Natural de Sete Lagoas, em Minas, desde 1970 Dayrell trabalhava num banco em Porto Alegre e depois passou a estudar na UFRGS. Era militante da Associação Gaúcha de Proteção ao Ambiente Natural (Agapan), fundada em 1971. Em 1976, desistiu de ser engenheiro elétrico, voltou para Minas e, em 1980, formou-se em Agronomia na Universidade Federal de Viçosa. Desde 1988, trabalha em Montes Claros, no norte mineiro, no Centro de Agricultura Alternativa, uma ONG que difunde projetos de manejo sustentável entre pequenos agricultores. Em 1998, voltou ao Rio Grande do Sul para receber o título de cidadão porto-alegrense, da Câmara de Vereadores, e reviu o pé de tipuana que salvara.
Na entrevista a ZH, Dayrell aplaudiu a decisão do 1º Batalhão Ambiental da Brigada, que impediu o show de fogos de artifícios na praia de Capão da Canoa para preservar um casal de corujas e seus quatro filhotes. Disse que gestos como esse contribuem para a formação da consciência ambiental, principalmente dos adolescentes. E pediu que não mexam no ninho.
Zero Hora - Como o senhor vê o caso das corujas?Carlos Alberto Dayrell - É uma boa surpresa para mim. Foi uma atitude muito interessante. Vejo como um reposicionamento institucional, porque a ação (de proteção às corujas) partiu de um órgão ambiental. Todas as formas de vida devem ser consideradas e respeitadas, mesmo que isso represente, como foi esse caso, restrições a uma festividade. Se uma atividade prejudica a vida, a vida é que deve ser respeitada.

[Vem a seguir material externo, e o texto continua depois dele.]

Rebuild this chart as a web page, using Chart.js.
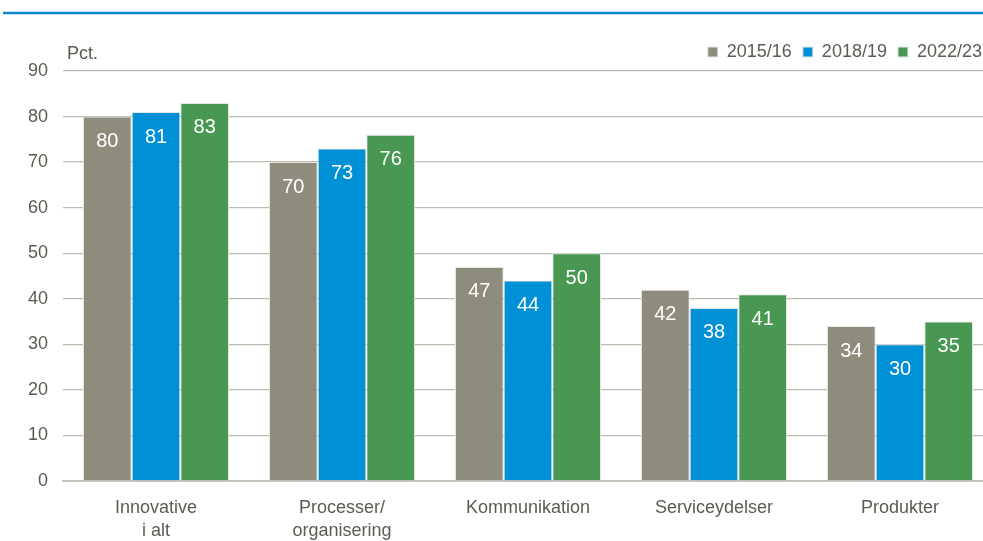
<!DOCTYPE html>
<html>
<head>
<meta charset="utf-8">
<script src="https://cdn.jsdelivr.net/npm/chart.js@4"></script>
<style>
	html, body { margin: 0; padding: 0; background: #fff; overflow: hidden; }
	#wrap { width: 1000px; height: 541px; position: relative; }
</style>
</head>
<body>
<div id="wrap"><canvas id="innovation" width="1000" height="541"></canvas></div>
<script>
// categories and series
const categories = [["Innovative", "i alt"], ["Processer/", "organisering"], "Kommunikation", "Serviceydelser", "Produkter"];
const years = ["2015/16", "2018/19", "2022/23"];
const values1516 = [80, 70, 47, 42, 34];
const values1819 = [81, 73, 44, 38, 30];
const values2223 = [83, 76, 50, 41, 35];
const yTicks = [0, 10, 20, 30, 40, 50, 60, 70, 80, 90];

const colours = ["#8e8c7d", "#0090d5", "#489853"];
const textColour = "#5c5b52";
const fontFamily = "'Liberation Sans Narrow', 'Arial Narrow', 'Liberation Sans', Arial, sans-serif";

// draws blue rule at the top, the "Pct." unit and the white value labels
const extrasPlugin = {
	id: "extras",
	afterDatasetsDraw(chart) {
		const ctx = chart.ctx;
		const yScale = chart.scales.y;
		ctx.save();
		// rule under the (cut off) heading
		ctx.strokeStyle = "#0a89c9";
		ctx.lineWidth = 2.5;
		ctx.beginPath();
		ctx.moveTo(3, 13);
		ctx.lineTo(1000, 13);
		ctx.stroke();
		// unit label
		ctx.fillStyle = textColour;
		ctx.font = "18px " + fontFamily;
		ctx.textAlign = "left";
		ctx.textBaseline = "middle";
		ctx.fillText("Pct.", chart.chartArea.left + 4, yScale.getPixelForValue(90) - 17);
		// value labels inside bars
		ctx.fillStyle = "#ffffff";
		ctx.font = "20px " + fontFamily;
		ctx.textAlign = "center";
		chart.data.datasets.forEach((ds, i) => {
			chart.getDatasetMeta(i).data.forEach((bar, j) => {
				ctx.fillText(Math.round(ds.data[j]).toString(), bar.x, bar.y + 25);
			});
		});
		ctx.restore();
	},
};

const ctx = document.getElementById("innovation");
new Chart(ctx, {
	type: "bar",
	data: {
		labels: categories,
		datasets: [
			{ label: years[0], data: values1516, backgroundColor: colours[0] },
			{ label: years[1], data: values1819, backgroundColor: colours[1] },
			{ label: years[2], data: values2223, backgroundColor: colours[2] },
		].map((ds) => Object.assign(ds, {
			borderColor: "#e6e6e2",
			borderWidth: 1,
			categoryPercentage: 0.785,
			barPercentage: 1.0,
		})),
	},
	options: {
		responsive: false,
		animation: false,
		layout: { padding: { top: 32, right: 7, left: 0, bottom: 0 } },
		scales: {
			x: {
				grid: { display: false },
				border: { color: "#c4c3bb", width: 2 },
				ticks: {
					color: textColour,
					font: { family: fontFamily, size: 18, lineHeight: 1.3 },
					padding: 7,
					maxRotation: 0,
					autoSkip: false,
				},
				afterFit: (scale) => { scale.height = 60; },
			},
			y: {
				min: 0,
				max: 90,
				afterBuildTicks: (scale) => {
					scale.ticks = yTicks.map((v) => ({ value: v }));
				},
				grid: { color: "#bdbbb0", lineWidth: 1.3, drawTicks: false },
				border: { display: false },
				ticks: {
					color: textColour,
					font: { family: fontFamily, size: 18 },
					padding: 15,
				},
				afterFit: (scale) => { scale.width = 63; },
			},
		},
		plugins: {
			legend: {
				position: "top",
				align: "end",
				labels: {
					color: textColour,
					font: { family: fontFamily, size: 18 },
					boxWidth: 10,
					boxHeight: 10,
					padding: 11,
				},
			},
			tooltip: { enabled: false },
		},
	},
	plugins: [extrasPlugin],
});
</script>
</body>
</html>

ZH - Um fato como esse ajuda a formar consciências?Dayrell - Sim, especialmente da moçada, dos adolescentes. É importante que eles sejam sensibilizados. Infelizmente, a sociedade ainda está muito distante da natureza. Temos de respeitar os ciclos vitais. Um gesto como esse contribui para a percepção de que há um ecossistema, de que todos fazemos parte de uma cadeia ambiental. Gera mudanças e cria consciências, sim. Precisamos de limites, e esses limites são econômicos, sociais e ambientais.
ZH - O que mudou desde 1975?Dayrell - Evoluímos um pouco, mas não o suficiente. Ainda há grandes interesses econômicos conspirando contra o ambiente, mesmo que o planeta enfrente sérios riscos. Objetivamente, ainda há muito o que mudar. Essa não é uma questão apenas dos ambientalistas, mas de toda a sociedade. O positivo é que muitos buscam hoje um novo modelo de vida, o que nos deixa animados.
ZH - Como o senhor exercita esse novo modelo?Dayrell - Trabalho no Centro de Agricultura Alternativa, que assessora famílias de agricultores do norte de Minas, respeitando o ambiente do semi-árido. Desenvolvemos propostas de agricultura para o cerrado, a caatinga e a mata seca, sempre de acordo com as condicionantes ambientais. O cerrado enfrenta as conseqüências da monocultura do eucalipto, que é plantado aqui há mais de 30 anos. Sei que essa monocultura também está avançando sobre o pampa gaúcho. Se tomaram uma posição em favor da vida das corujas, com certeza também deverão saber tomar uma posição firme em defesa do pampa.
ZH - E o que se faz agora com as corujas?Dayrell - Deixem as corujas ali. Não mexam, não. Até que elas resolvam ir para outro lugar. Aprendi que é assim que se faz aí em Porto Alegre, durante minha convivência com o Lutzenberger (José Lutzenberger, um dos maiores ambientalistas brasileiros, morto em 2002), com o Augusto Carneiro (fundador da Associação Gaúcha de Proteção ao Ambiente Natural) e tantos outros. Porto Alegre foi uma etapa muito importante da minha vida. O Rio Grande do Sul foi decisivo na minha formação pessoal, profissional e política.